Tanah adat adalah sebuah konsep krusial dalam lanskap hukum dan sosial Indonesia yang merujuk pada hak atas tanah yang dimiliki dan dikelola secara komunal oleh masyarakat hukum adat. Ini bukan sekadar sebidang tanah, melainkan cerminan dari hubungan spiritual, historis, dan sosial antara komunitas dengan wilayah leluhur mereka. Pemahaman mengenai tanah adat sangat penting karena terkait erat dengan identitas, keberlanjutan hidup, serta keadilan bagi jutaan penduduk asli di seluruh kepulauan Nusantara. Konsep ini menantang paradigma kepemilikan tanah individual modern, menawarkan perspektif tentang kepemilikan kolektif dan fungsi sosial-ekologis.
Hak Komunal yang Diakui Konstitusi
Definisi tanah adat tidak bisa dilepaskan dari keberadaan masyarakat hukum adat. Menurut Undang-Undang Dasar 1945 Pasal 18B ayat (2), negara mengakui dan menghormati kesatuan-kesatuan masyarakat hukum adat beserta hak-hak tradisionalnya sepanjang masih hidup dan sesuai dengan perkembangan masyarakat dan prinsip Negara Kesatuan Republik Indonesia. Pengakuan ini diperkuat oleh Putusan Mahkamah Konstitusi Nomor 35/PUU-X/2012 yang menegaskan bahwa hutan adat bukanlah hutan negara, melainkan hutan yang berada di wilayah masyarakat hukum adat.

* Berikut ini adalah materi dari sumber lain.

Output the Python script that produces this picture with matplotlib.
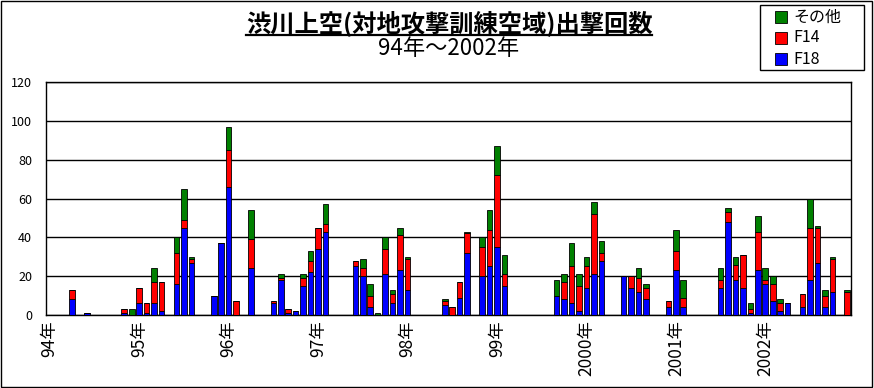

Prinsip utamanya adalah hak komunal, bukan hak individu. Artinya, tanah adat bukan dimiliki oleh perseorangan, melainkan oleh komunitas adat secara kolektif. Pengelolaan dan pemanfaatan tanah tersebut diatur berdasarkan hukum adat (kebiasaan) yang berlaku dalam komunitas tersebut. Hukum adat ini mencakup berbagai aturan mengenai pewarisan, pemanfaatan sumber daya alam (hutan, air, tambang), hingga penyelesaian sengketa di antara anggota komunitas. Keberadaan tanah adat seringkali menjadi penanda eksistensi suatu masyarakat adat dengan segala pranata sosial dan budayanya.